Riportiamo l'intervento integrale di Alma Lama, giornalista della rete televisiva RTK in Kossovo e corrispondente dell'Osservatorio sui Balcani, al convegno "Vivere senza futuro? L'Europa tra amministrazione internazionale ed autogoverno: i casi di Bosnia Erzegovina e Kossovo".
Il settore dei media in Kosovo non può essere definito un' "isola felice", sfortunatamente esso rispecchia lo sviluppo generale raggiunto da questo Paese. Due anni fa quando arrivai in Kosovo per lavorare come giornalista, la mia prima sensazione riguardo le relazioni tra l'amministrazione internazionale ed i media locali fu che la situazione era simile a quella di un regime totalitario.
In molti casi era impossibile raggiungere un funzionario per un'intervista e se ci si rivolgeva direttamente alle sedi apposite, magari inviando via mail le domande, le risposte arrivavano raramente. Di certo questo è un comportamento comune ai funzionari dell'amministrazione in tutti i Paesi del mondo, ma in un Paese dove non c'è nulla che li obblighi ad informare il pubblico ciò costituisce un serio problema.
I media da una parte devono affrontare questo atteggiamento nei loro confronti e contemporaneamente i giornalisti sono consapevoli del fatto che senza la versione dei funzionari internazionali gli articoli non possono venire pubblicati: questo si risolve nel fatto che molte storie non vengono pubblicate e fatte conoscere al pubblico perché i vari funzionari internazionali decidono di non rilasciare dichiarazioni. Ma questo non è il solo problema: più rilevanti per i media in Kossovo sono quelli relativi alle enormi pressioni provenienti dai partiti politici e quelli legati all'autocensura.
Il fenomeno dell'autocensura è evidente soprattutto nelle tre televisioni nazionali e soprattutto nella televisione per la quale lavoro: dopo gli eventi di marzo i media sono stati accusati di avere fomentato la protesta, anche se attualmente non è stato ancora provato. Colpevoli o meno, la prima conseguenza di questa accusa è stato un elevato aumento del livello di autocensura.

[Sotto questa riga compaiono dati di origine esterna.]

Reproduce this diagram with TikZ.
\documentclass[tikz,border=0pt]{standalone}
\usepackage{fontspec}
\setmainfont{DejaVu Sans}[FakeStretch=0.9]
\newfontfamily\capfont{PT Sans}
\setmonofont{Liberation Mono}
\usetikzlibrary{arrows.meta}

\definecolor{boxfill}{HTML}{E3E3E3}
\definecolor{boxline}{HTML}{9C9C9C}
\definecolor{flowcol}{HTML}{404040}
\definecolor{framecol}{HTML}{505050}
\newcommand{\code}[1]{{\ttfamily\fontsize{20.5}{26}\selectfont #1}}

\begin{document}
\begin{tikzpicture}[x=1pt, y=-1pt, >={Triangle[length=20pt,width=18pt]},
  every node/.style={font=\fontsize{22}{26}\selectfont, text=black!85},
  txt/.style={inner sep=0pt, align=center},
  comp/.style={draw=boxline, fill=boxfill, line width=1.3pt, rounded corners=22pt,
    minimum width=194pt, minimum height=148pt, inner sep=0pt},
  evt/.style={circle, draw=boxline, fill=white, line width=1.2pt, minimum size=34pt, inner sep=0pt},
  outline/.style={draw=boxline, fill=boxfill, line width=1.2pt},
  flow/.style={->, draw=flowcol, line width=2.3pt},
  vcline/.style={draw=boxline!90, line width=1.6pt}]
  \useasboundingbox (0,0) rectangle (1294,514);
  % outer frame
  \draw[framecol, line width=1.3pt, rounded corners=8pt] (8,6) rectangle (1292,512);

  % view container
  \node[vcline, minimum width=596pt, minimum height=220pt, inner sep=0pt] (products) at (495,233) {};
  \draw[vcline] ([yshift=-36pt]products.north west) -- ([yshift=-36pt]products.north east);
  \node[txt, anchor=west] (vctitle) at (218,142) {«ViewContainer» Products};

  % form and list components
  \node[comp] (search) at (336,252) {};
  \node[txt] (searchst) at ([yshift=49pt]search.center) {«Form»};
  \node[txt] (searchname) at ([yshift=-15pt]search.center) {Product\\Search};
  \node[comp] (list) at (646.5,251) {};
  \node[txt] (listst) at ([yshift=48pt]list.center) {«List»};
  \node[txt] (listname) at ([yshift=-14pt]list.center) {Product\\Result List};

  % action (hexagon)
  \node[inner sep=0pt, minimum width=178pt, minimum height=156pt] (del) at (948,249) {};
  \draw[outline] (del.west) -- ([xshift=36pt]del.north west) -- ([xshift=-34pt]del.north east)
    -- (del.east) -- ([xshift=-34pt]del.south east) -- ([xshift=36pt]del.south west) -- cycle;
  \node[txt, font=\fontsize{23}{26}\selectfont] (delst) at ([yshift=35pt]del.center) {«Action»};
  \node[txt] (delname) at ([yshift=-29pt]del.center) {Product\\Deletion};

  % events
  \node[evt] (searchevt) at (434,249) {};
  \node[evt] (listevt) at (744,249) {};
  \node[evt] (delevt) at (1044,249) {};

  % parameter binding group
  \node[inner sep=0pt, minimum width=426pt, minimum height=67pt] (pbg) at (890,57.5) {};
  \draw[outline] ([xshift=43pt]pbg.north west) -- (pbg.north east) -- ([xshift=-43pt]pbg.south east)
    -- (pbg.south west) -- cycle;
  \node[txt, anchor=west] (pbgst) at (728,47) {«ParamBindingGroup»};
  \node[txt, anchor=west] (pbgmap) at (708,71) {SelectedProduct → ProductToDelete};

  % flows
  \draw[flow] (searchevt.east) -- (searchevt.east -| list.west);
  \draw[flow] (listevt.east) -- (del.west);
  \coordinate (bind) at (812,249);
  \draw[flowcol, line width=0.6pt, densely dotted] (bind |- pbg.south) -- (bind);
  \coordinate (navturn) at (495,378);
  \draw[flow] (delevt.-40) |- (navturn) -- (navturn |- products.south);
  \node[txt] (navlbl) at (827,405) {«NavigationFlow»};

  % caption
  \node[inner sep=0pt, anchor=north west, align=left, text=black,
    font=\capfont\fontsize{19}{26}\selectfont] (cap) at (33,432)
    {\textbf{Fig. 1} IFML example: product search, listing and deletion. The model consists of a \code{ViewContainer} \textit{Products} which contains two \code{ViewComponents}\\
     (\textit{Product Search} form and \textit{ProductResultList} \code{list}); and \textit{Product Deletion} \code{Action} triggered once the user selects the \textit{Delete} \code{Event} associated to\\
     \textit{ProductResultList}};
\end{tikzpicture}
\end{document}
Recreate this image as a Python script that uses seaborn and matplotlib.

Durante la successiva campagna elettorale i media in Kosovo sono ad esempio stati più conformisti che mai. Le varie reti televisive hanno organizzato dei "dibattiti" con i candidati dei partiti politici. Ma mi sono sembrati molto più monologhi tenuti dai politici che non vere discussioni: i giornalisti non volevano infatti rischiare ponendo domande più ardite, contestare le affermazioni dei politici ospiti, così come fanno invece i loro colleghi che lavorano in televisioni più "prestigiose".
I giornalisti, invece, hanno speso molte energie contando ogni secondo concesso ad ogni candidato, perché il TMC aveva imposto leggi molto restrittive riguardo la campagna elettorale, specialmente per le televisioni pubbliche che furono obbligate a concedere 2 ore di tempo ad ogni soggetto politico e si trattava di ben 33 soggetti. "Un lavoro veramente corretto ed eccellente" è stata la valutazione fatta dall'OSCE, dagli osservatori del Consiglio d'Europa e dal TMC riguardo la copertura della campagna elettorale da parte dei media.
Ma la mia domanda è: questi sono i media che queste istituzioni vogliono? Media totalmente "anemici" che ripetano esattamente tutto ciò che i politici desiderano dire, anche mentendo senza subire conseguenze e senza che qualcuno sottolineai le loro responsabilità rispetto a quanto affermano? Come si sa la missione dei media dovrebbe essere invece quella di informare il pubblico attenendosi alla realtà dei fatti.
Attualmente i media soffrono non solo di conformismo ma anche di mancanza di professionalità. La maggior parte dei giornalisti ha un'età al di sotto dei 25 anni e quindi senza apprezzabile esperienza. Anche gli editor sono inesperti e talvolta molto vicini ai partiti politici. Molti di questi non amano far problemi perchè non vogliono rischiare la propria posizione, gli articoli di giornalismo di inchiesta sono molto rari, la maggior parte dei giornalisti pensa che non valga la pena di affrontare un lavoro tanto pericoloso. Le agenzie di stampa non hanno denaro a sufficienza per finanziare reportage di inchiesta.
La maggior parte del sistema dei media dopo la guerra è stato costruito dai Paesi donatori e non è concorrenziale, non c'è inoltre alcun mercato pubblicitario e questo è uno dei motivi principali per cui i media elettronici non si sono ancora sviluppati. D'altro canto le leggi riguardanti i media elettronici non sono state ancora approvate dal Parlamento, in tal modo i giornalisti non sono protetti da nessun meccanismo. E questa situazione rende molto difficile questo lavoro. L'assenza di leggi appropriate riguardo i media e di codici etici è un altro fattore chiave di questo mancato sviluppo.